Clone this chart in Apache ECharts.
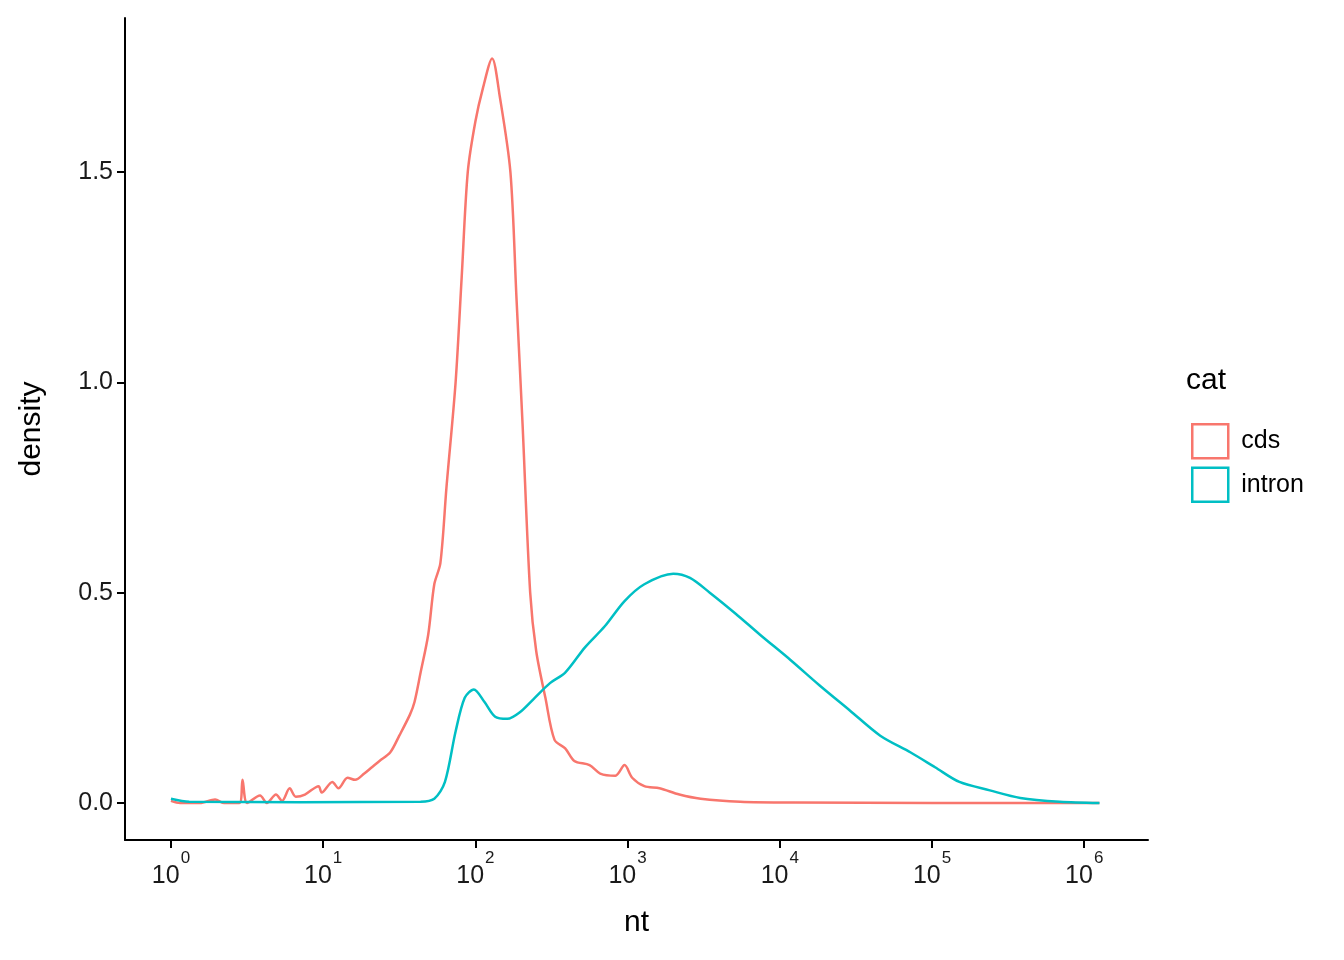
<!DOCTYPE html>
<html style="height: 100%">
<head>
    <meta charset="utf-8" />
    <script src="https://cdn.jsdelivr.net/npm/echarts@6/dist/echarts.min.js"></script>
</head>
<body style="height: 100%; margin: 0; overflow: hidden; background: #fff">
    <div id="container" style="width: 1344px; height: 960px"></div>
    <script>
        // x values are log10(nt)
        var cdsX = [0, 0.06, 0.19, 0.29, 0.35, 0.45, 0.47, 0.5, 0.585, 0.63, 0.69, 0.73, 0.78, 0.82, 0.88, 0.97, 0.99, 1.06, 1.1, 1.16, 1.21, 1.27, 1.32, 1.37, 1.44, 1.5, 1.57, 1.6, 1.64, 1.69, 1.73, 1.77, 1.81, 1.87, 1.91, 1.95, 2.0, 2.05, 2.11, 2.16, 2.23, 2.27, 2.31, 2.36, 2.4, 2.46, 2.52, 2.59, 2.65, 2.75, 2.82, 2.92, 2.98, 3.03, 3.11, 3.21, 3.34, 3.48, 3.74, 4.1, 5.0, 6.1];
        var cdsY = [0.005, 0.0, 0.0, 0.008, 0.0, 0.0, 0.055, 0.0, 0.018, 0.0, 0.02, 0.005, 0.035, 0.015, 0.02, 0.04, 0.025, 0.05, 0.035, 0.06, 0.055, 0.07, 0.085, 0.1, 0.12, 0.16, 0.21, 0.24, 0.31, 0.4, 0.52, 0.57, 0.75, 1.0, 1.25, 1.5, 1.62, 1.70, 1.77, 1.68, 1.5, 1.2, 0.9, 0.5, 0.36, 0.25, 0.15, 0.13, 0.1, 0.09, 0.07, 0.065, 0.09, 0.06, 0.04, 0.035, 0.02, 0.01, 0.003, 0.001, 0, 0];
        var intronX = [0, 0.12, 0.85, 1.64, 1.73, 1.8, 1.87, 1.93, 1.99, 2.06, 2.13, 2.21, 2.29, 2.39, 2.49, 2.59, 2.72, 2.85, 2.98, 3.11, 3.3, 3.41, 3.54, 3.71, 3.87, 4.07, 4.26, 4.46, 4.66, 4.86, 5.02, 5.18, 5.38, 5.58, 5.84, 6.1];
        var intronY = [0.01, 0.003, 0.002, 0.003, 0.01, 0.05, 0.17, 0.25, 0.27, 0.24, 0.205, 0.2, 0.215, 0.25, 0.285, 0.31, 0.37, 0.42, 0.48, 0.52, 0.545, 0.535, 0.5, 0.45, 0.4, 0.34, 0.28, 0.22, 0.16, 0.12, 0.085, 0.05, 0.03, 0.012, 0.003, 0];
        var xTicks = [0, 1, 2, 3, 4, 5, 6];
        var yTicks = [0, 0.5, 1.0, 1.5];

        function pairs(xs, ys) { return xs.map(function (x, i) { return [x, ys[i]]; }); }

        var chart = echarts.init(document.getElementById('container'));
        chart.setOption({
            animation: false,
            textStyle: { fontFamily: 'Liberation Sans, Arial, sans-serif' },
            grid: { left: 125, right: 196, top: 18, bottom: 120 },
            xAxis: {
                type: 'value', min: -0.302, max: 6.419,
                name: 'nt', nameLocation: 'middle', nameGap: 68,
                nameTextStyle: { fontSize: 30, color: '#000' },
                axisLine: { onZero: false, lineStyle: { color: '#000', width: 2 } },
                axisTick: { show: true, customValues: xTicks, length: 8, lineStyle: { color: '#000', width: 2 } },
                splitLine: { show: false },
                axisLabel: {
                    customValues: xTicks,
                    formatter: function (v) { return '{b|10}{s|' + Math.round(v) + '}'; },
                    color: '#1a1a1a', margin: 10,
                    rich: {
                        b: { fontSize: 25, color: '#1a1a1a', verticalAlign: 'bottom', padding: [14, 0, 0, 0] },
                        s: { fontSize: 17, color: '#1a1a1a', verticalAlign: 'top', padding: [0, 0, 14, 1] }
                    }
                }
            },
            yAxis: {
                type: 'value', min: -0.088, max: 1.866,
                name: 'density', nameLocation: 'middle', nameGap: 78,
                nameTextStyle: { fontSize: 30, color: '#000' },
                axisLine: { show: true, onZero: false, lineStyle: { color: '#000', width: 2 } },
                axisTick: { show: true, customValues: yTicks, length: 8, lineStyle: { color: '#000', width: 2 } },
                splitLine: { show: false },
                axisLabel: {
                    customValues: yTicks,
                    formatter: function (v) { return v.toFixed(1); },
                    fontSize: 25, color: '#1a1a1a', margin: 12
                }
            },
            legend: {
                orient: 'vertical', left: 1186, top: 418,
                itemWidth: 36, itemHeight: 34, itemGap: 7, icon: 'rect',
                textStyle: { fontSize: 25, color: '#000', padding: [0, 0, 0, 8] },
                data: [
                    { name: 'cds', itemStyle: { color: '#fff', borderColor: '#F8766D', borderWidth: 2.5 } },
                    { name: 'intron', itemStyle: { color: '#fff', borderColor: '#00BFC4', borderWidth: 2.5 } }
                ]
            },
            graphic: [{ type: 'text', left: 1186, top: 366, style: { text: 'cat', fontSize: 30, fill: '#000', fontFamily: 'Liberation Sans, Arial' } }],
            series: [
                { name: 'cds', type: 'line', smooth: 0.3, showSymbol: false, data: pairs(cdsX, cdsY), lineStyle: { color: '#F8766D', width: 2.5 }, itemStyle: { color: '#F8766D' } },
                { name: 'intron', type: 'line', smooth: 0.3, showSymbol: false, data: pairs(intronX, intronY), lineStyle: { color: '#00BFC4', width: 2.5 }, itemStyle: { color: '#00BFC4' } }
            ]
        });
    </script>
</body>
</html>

Prompt: Leave the pictures out and output the rest of the listing exactly.

Finished answer:
Clone this chart in Apache ECharts.
<!DOCTYPE html>
<html style="height: 100%">
<head>
    <meta charset="utf-8" />
    <script src="https://cdn.jsdelivr.net/npm/echarts@6/dist/echarts.min.js"></script>
</head>
<body style="height: 100%; margin: 0; overflow: hidden; background: #fff">
    <div id="container" style="width: 1344px; height: 960px"></div>
    <script>
        // x values are log10(nt)
        var cdsX = [0, 0.06, 0.19, 0.29, 0.35, 0.45, 0.47, 0.5, 0.585, 0.63, 0.69, 0.73, 0.78, 0.82, 0.88, 0.97, 0.99, 1.06, 1.1, 1.16, 1.21, 1.27, 1.32, 1.37, 1.44, 1.5, 1.57, 1.6, 1.64, 1.69, 1.73, 1.77, 1.81, 1.87, 1.91, 1.95, 2.0, 2.05, 2.11, 2.16, 2.23, 2.27, 2.31, 2.36, 2.4, 2.46, 2.52, 2.59, 2.65, 2.75, 2.82, 2.92, 2.98, 3.03, 3.11, 3.21, 3.34, 3.48, 3.74, 4.1, 5.0, 6.1];
        var cdsY = [0.005, 0.0, 0.0, 0.008, 0.0, 0.0, 0.055, 0.0, 0.018, 0.0, 0.02, 0.005, 0.035, 0.015, 0.02, 0.04, 0.025, 0.05, 0.035, 0.06, 0.055, 0.07, 0.085, 0.1, 0.12, 0.16, 0.21, 0.24, 0.31, 0.4, 0.52, 0.57, 0.75, 1.0, 1.25, 1.5, 1.62, 1.70, 1.77, 1.68, 1.5, 1.2, 0.9, 0.5, 0.36, 0.25, 0.15, 0.13, 0.1, 0.09, 0.07, 0.065, 0.09, 0.06, 0.04, 0.035, 0.02, 0.01, 0.003, 0.001, 0, 0];
        var intronX = [0, 0.12, 0.85, 1.64, 1.73, 1.8, 1.87, 1.93, 1.99, 2.06, 2.13, 2.21, 2.29, 2.39, 2.49, 2.59, 2.72, 2.85, 2.98, 3.11, 3.3, 3.41, 3.54, 3.71, 3.87, 4.07, 4.26, 4.46, 4.66, 4.86, 5.02, 5.18, 5.38, 5.58, 5.84, 6.1];
        var intronY = [0.01, 0.003, 0.002, 0.003, 0.01, 0.05, 0.17, 0.25, 0.27, 0.24, 0.205, 0.2, 0.215, 0.25, 0.285, 0.31, 0.37, 0.42, 0.48, 0.52, 0.545, 0.535, 0.5, 0.45, 0.4, 0.34, 0.28, 0.22, 0.16, 0.12, 0.085, 0.05, 0.03, 0.012, 0.003, 0];
        var xTicks = [0, 1, 2, 3, 4, 5, 6];
        var yTicks = [0, 0.5, 1.0, 1.5];

        function pairs(xs, ys) { return xs.map(function (x, i) { return [x, ys[i]]; }); }

        var chart = echarts.init(document.getElementById('container'));
        chart.setOption({
            animation: false,
            textStyle: { fontFamily: 'Liberation Sans, Arial, sans-serif' },
            grid: { left: 125, right: 196, top: 18, bottom: 120 },
            xAxis: {
                type: 'value', min: -0.302, max: 6.419,
                name: 'nt', nameLocation: 'middle', nameGap: 68,
                nameTextStyle: { fontSize: 30, color: '#000' },
                axisLine: { onZero: false, lineStyle: { color: '#000', width: 2 } },
                axisTick: { show: true, customValues: xTicks, length: 8, lineStyle: { color: '#000', width: 2 } },
                splitLine: { show: false },
                axisLabel: {
                    customValues: xTicks,
                    formatter: function (v) { return '{b|10}{s|' + Math.round(v) + '}'; },
                    color: '#1a1a1a', margin: 10,
                    rich: {
                        b: { fontSize: 25, color: '#1a1a1a', verticalAlign: 'bottom', padding: [14, 0, 0, 0] },
                        s: { fontSize: 17, color: '#1a1a1a', verticalAlign: 'top', padding: [0, 0, 14, 1] }
                    }
                }
            },
            yAxis: {
                type: 'value', min: -0.088, max: 1.866,
                name: 'density', nameLocation: 'middle', nameGap: 78,
                nameTextStyle: { fontSize: 30, color: '#000' },
                axisLine: { show: true, onZero: false, lineStyle: { color: '#000', width: 2 } },
                axisTick: { show: true, customValues: yTicks, length: 8, lineStyle: { color: '#000', width: 2 } },
                splitLine: { show: false },
                axisLabel: {
                    customValues: yTicks,
                    formatter: function (v) { return v.toFixed(1); },
                    fontSize: 25, color: '#1a1a1a', margin: 12
                }
            },
            legend: {
                orient: 'vertical', left: 1186, top: 418,
                itemWidth: 36, itemHeight: 34, itemGap: 7, icon: 'rect',
                textStyle: { fontSize: 25, color: '#000', padding: [0, 0, 0, 8] },
                data: [
                    { name: 'cds', itemStyle: { color: '#fff', borderColor: '#F8766D', borderWidth: 2.5 } },
                    { name: 'intron', itemStyle: { color: '#fff', borderColor: '#00BFC4', borderWidth: 2.5 } }
                ]
            },
            graphic: [{ type: 'text', left: 1186, top: 366, style: { text: 'cat', fontSize: 30, fill: '#000', fontFamily: 'Liberation Sans, Arial' } }],
            series: [
                { name: 'cds', type: 'line', smooth: 0.3, showSymbol: false, data: pairs(cdsX, cdsY), lineStyle: { color: '#F8766D', width: 2.5 }, itemStyle: { color: '#F8766D' } },
                { name: 'intron', type: 'line', smooth: 0.3, showSymbol: false, data: pairs(intronX, intronY), lineStyle: { color: '#00BFC4', width: 2.5 }, itemStyle: { color: '#00BFC4' } }
            ]
        });
    </script>
</body>
</html>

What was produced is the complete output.